Seed saving, as the name suggests, refers to the act of harvesting seeds from a crop and saving them, usually with the intention to plant them at a later date. The process can be a great way to save money, and to learn more about the growing organic fruits and veggies.
Saving seeds from your personal favourite fruits and veggies you’ve grown is a nice way to be able to grow them the following season. It can also be great for kids to watch their food grow from scratch and witness the full life-cycle of the plants.
For those looking to start seed saving, it’s best to start with plants that make the process simple while you’re still getting the hang of it. Some good examples of easy plants for this process are those that self-pollinate, such as beans, lettuce, peas and tomatoes. These food plants are also annuals, meaning they complete their entire life cycle within a single growing season.
When choosing which plants to save seeds from, make sure they are open-pollinated or heirloom. Plants that are should be labelled as such, and this means you can harvest their seeds to grow the same plant again. Hybrid varieties have more varied outcomes, and harvesting and planting seeds from a hybrid plant won’t guarantee you the same plant you got the seeds from. It’s a bit of a mixed bag with hybrid plants, and you may not know what kind of variety you’ll be growing until they fruit!
The first step to harvesting your seeds is knowing when they’re ready to be harvested. For annual plants such as lettuce, the plant will start to bolt (flower) once there are more sunlight hours in the day. Flowering lettuce can look quite lanky and gangly, as the stems shoot up to the sky. The seeds will be ready to harvest once the flower heads have dried and there is fluffy white cotton coming from them. To collect the seeds, wait until the whole seed head looks dry and ready for picking, then pinch it off and place it in a bag. Alternatively, you can leave the flower head attached to the plant and shake the seeds from it into a bag over a number of days. Once harvested, you can choose to separate the seeds from the fluff and chaff or leave it attached, before popping the seeds into storage.
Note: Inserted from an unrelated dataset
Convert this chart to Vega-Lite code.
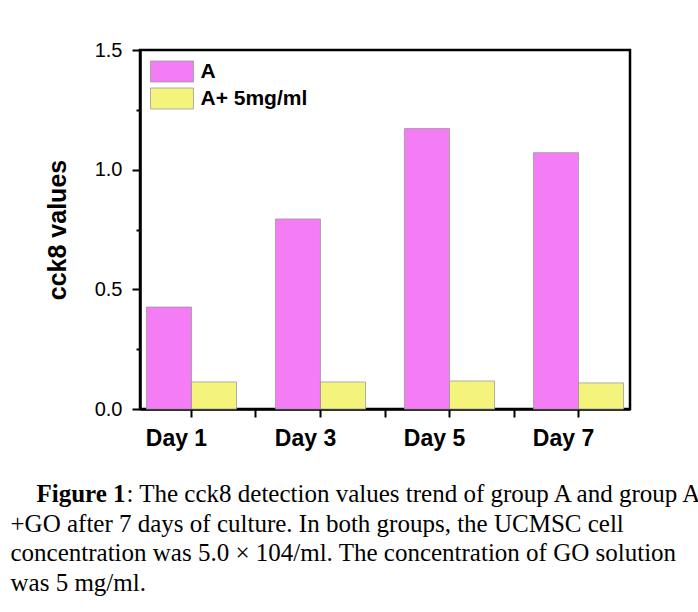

The most important tip to remember when storing seeds is to keep them in a cool, dry place, as moisture can allow seeds to rot or develop mold. There are many different ways people choose to store their seeds, but a common one is in paper envelopes that provide a dark, enclosed space and allow for the seeds to be labelled accordingly. Once in their respective envelopes, the seeds can then be placed in mason jars. One tip for ensuring seeds stay dry is to put a cheesecloth bag in the jar along with the seeds. It’s best to place the seeds in a fridge or freezer for long term storage, and to use as soon as possible. While there are some seeds that can last up to four years (such as beans, peas and carrots), most seeds are best used within a year.
Saving seeds can be a fun process, and can even save you money in the long-run! Start out with simple plants and before you know it you could have a whole collection of stored seeds waiting to be planted!